WHAT THE EXERCISE ASKS:
Look for the line containing "Emit a Python" and the line containing "import matplotlib.transforms as mtransforms"; retype them and all lines between, exactly, and leave out the pictures.

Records

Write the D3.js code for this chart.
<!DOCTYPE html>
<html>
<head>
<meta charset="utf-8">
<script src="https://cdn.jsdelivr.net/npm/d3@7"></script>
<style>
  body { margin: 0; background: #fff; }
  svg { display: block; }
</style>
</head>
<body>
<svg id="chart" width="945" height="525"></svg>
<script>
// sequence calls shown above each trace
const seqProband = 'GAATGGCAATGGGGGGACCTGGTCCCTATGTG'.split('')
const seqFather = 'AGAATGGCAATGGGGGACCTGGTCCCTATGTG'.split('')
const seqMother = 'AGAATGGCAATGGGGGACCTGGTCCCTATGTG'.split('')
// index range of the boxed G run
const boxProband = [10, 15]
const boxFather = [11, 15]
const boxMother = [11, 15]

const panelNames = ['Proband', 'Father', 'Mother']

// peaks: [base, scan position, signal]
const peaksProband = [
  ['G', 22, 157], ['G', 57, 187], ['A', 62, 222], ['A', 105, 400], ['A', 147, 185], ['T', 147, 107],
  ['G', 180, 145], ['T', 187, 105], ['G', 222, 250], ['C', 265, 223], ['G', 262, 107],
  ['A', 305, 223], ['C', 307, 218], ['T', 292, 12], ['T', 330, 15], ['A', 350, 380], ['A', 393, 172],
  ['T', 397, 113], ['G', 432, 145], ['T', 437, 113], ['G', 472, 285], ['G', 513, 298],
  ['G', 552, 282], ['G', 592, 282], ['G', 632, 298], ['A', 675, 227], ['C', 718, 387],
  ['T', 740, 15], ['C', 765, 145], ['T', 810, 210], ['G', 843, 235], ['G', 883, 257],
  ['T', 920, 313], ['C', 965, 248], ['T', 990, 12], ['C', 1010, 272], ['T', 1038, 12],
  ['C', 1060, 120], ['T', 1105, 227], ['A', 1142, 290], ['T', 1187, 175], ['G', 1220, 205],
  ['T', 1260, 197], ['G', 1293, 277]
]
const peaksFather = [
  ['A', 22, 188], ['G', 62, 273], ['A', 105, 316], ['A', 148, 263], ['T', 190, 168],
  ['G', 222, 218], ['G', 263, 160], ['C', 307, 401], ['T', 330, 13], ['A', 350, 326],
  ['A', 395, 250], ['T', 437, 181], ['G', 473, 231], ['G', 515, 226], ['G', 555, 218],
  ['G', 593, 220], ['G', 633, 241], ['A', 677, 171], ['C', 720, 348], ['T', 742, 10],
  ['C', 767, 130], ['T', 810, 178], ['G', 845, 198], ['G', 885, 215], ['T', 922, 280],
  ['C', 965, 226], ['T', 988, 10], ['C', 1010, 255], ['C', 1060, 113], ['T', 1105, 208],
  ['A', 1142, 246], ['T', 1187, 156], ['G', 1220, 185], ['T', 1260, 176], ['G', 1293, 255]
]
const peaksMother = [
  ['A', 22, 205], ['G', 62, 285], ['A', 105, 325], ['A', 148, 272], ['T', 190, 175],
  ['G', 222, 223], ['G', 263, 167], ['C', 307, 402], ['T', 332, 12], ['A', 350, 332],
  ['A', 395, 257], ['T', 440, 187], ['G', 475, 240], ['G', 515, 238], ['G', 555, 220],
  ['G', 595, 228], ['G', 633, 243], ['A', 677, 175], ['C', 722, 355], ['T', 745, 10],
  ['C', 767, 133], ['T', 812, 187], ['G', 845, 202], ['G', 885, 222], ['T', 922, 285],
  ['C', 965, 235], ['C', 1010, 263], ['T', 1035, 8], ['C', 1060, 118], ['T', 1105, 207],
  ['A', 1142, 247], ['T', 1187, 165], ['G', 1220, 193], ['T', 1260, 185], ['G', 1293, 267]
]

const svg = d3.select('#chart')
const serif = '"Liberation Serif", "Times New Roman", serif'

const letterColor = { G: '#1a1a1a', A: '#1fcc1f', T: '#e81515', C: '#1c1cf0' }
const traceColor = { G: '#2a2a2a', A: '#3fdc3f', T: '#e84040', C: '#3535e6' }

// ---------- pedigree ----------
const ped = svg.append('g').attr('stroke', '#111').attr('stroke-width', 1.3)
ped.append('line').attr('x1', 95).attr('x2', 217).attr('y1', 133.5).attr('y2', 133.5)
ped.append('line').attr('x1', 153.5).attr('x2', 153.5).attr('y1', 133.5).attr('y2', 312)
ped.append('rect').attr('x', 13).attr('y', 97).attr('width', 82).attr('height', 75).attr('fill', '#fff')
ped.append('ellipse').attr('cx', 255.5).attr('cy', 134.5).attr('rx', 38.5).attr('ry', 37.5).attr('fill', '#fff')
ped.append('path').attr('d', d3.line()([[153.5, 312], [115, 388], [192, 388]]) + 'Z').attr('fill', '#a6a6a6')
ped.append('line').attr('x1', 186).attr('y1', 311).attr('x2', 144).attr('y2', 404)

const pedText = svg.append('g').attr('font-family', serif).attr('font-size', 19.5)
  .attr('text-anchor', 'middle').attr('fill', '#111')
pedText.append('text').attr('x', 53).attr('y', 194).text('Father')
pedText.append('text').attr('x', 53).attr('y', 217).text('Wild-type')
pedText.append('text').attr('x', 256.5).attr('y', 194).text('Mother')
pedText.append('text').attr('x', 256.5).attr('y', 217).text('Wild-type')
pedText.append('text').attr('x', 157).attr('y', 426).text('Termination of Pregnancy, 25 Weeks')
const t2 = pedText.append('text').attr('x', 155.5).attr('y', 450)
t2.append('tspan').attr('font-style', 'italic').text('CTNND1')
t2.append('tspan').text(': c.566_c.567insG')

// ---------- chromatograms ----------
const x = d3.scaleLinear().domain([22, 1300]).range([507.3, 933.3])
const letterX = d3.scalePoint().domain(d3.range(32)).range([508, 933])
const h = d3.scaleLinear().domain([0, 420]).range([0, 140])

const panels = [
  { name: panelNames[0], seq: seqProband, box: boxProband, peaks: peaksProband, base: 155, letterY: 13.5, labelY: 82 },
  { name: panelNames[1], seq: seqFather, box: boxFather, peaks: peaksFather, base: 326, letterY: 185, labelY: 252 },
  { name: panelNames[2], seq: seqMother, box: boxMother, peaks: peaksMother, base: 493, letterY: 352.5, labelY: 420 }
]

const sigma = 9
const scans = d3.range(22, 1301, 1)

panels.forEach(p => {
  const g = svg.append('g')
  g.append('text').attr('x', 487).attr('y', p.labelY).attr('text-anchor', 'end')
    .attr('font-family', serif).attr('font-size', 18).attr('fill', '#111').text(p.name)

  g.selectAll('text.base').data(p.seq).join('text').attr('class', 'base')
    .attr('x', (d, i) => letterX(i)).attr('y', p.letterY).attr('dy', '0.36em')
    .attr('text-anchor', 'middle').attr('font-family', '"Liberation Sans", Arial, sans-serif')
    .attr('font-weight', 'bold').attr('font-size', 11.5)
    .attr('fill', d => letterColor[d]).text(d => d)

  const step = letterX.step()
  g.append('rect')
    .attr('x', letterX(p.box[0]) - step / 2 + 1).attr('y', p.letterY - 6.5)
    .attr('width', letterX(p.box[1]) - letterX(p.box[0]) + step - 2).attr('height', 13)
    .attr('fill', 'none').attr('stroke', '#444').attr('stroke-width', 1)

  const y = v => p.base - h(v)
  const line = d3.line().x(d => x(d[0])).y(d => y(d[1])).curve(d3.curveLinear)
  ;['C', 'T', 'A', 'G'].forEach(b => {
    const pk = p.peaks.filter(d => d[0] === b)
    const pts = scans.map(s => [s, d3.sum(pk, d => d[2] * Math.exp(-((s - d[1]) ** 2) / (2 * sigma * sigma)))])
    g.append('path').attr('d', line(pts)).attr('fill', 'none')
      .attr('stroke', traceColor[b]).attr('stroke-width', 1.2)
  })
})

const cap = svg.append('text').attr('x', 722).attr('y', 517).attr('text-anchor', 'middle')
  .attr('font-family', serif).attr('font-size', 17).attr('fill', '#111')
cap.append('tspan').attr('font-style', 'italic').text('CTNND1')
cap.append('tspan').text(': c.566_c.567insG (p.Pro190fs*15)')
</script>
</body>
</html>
==
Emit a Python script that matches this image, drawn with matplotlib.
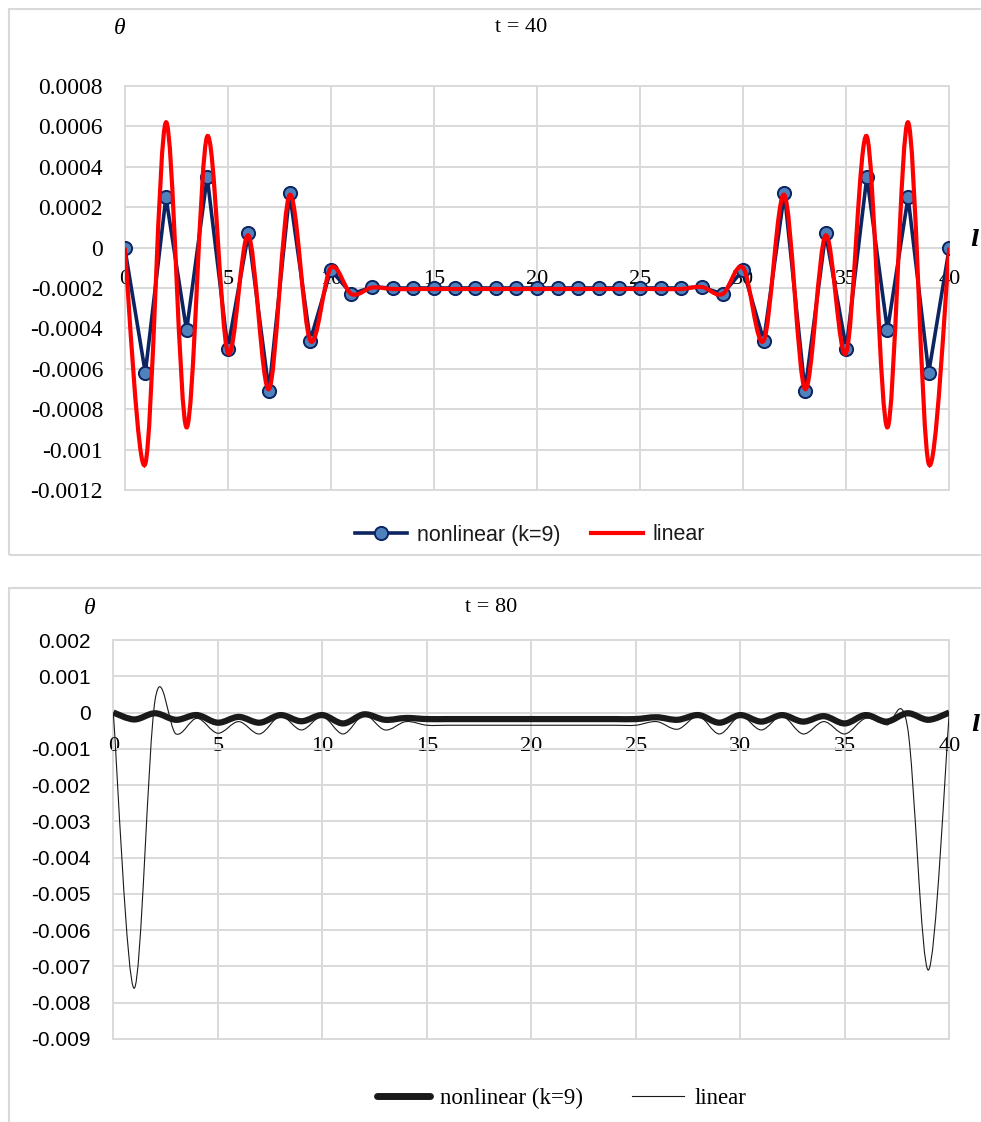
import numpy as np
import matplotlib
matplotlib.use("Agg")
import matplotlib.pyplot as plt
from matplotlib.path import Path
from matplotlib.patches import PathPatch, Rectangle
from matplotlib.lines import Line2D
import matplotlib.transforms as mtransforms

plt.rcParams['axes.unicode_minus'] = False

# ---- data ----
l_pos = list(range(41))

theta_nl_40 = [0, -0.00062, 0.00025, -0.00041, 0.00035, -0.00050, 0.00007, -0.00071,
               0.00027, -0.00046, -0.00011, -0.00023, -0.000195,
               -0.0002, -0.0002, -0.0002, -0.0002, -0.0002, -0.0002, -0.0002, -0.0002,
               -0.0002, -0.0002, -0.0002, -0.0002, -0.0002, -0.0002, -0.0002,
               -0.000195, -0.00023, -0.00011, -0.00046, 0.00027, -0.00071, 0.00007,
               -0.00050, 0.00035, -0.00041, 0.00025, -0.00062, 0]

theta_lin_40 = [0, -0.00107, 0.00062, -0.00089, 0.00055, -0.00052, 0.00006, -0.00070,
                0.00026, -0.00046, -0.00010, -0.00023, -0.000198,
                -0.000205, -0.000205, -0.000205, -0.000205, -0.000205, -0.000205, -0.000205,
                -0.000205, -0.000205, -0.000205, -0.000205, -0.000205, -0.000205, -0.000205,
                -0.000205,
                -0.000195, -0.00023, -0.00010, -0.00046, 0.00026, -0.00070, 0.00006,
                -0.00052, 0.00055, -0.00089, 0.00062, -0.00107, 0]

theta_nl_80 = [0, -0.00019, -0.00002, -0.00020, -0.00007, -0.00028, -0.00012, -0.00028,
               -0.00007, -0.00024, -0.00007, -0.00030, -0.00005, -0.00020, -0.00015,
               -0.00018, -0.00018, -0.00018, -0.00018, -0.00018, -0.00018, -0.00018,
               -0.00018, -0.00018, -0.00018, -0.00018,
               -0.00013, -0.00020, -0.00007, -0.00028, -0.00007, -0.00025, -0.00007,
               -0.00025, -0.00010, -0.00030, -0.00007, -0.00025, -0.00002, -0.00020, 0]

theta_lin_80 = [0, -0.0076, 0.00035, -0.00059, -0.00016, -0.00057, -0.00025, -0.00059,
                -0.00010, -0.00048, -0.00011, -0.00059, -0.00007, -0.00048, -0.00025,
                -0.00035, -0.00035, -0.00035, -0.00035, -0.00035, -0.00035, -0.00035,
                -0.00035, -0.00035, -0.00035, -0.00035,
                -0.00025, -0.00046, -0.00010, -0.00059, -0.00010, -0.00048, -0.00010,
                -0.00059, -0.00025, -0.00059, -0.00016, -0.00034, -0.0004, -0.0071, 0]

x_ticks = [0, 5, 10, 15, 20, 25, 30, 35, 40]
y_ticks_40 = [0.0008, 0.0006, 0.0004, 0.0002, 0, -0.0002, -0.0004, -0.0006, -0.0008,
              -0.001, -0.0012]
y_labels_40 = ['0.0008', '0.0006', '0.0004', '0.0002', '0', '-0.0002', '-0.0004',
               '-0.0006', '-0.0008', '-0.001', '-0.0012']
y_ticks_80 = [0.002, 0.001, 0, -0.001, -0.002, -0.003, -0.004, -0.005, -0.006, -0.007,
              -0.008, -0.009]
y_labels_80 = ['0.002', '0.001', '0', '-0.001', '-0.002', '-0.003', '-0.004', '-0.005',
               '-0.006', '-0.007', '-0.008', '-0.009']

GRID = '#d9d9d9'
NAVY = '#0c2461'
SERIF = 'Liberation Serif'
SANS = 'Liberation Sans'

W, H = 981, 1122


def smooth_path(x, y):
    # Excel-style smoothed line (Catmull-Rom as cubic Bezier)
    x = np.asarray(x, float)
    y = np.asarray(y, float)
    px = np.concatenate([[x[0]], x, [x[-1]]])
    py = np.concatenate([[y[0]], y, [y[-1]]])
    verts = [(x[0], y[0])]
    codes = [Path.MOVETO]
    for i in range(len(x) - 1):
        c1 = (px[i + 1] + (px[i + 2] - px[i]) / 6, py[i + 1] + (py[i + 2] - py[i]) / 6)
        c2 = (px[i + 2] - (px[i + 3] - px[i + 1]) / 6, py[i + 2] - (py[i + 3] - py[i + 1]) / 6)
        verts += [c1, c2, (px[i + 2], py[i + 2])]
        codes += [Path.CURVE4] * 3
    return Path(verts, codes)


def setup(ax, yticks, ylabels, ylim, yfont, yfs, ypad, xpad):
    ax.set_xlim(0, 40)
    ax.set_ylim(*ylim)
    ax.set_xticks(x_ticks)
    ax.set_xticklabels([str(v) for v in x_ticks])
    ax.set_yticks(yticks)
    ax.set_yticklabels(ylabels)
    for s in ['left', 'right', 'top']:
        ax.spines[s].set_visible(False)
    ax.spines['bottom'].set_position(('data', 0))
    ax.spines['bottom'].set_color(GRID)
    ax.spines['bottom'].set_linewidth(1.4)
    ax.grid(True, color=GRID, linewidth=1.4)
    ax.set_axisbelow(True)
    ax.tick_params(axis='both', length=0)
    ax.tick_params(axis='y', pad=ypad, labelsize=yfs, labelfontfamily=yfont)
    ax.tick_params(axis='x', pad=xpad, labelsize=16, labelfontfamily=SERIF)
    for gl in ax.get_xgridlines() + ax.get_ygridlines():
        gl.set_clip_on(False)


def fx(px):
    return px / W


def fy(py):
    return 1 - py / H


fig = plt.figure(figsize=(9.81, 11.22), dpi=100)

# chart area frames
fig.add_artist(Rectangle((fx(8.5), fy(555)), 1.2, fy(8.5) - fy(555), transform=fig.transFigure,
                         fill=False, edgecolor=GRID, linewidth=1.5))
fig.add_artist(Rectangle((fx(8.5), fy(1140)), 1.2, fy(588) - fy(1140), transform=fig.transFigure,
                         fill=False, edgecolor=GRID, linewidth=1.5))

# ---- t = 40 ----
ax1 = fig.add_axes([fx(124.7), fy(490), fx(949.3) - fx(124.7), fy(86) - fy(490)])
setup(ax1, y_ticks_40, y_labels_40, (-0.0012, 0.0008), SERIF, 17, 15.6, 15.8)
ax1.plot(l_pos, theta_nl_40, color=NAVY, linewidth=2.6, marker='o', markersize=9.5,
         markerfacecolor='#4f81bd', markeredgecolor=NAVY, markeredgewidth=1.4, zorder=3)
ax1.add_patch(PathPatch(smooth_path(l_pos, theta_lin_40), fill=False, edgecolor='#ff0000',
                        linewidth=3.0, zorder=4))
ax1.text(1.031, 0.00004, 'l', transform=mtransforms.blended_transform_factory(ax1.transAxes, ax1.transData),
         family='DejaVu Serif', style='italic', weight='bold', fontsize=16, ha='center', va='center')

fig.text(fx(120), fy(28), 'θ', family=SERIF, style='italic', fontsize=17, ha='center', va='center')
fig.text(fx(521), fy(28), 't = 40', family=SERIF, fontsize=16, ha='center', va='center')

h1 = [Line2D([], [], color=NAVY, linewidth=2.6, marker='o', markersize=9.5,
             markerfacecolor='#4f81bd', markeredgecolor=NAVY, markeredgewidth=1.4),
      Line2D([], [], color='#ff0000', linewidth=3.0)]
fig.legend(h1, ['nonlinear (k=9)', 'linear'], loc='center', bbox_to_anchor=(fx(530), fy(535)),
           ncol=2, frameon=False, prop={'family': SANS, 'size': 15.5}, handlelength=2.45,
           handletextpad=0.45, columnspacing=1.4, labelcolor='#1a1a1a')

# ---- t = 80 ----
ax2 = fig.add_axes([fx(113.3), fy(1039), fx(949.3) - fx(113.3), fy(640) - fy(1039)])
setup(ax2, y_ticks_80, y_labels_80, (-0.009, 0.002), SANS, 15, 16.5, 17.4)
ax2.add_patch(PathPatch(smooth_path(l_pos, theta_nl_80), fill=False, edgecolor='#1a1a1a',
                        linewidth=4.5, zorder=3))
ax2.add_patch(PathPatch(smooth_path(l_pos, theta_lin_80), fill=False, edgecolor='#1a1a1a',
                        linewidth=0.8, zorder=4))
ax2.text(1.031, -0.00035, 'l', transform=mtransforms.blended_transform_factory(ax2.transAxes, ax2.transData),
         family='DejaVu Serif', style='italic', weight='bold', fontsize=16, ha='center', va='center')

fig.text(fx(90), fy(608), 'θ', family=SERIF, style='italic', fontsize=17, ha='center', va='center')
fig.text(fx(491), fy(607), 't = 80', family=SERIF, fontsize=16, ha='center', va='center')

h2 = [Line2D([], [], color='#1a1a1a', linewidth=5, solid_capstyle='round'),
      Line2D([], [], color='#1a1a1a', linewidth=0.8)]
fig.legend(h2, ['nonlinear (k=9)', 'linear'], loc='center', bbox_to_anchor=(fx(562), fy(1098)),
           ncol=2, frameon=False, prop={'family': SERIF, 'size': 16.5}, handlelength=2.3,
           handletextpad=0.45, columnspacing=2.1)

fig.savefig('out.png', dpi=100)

WORKED SOLUTION:
Emit a Python script that matches this image, drawn with matplotlib.
import numpy as np
import matplotlib
matplotlib.use("Agg")
import matplotlib.pyplot as plt
from matplotlib.path import Path
from matplotlib.patches import PathPatch, Rectangle
from matplotlib.lines import Line2D
import matplotlib.transforms as mtransforms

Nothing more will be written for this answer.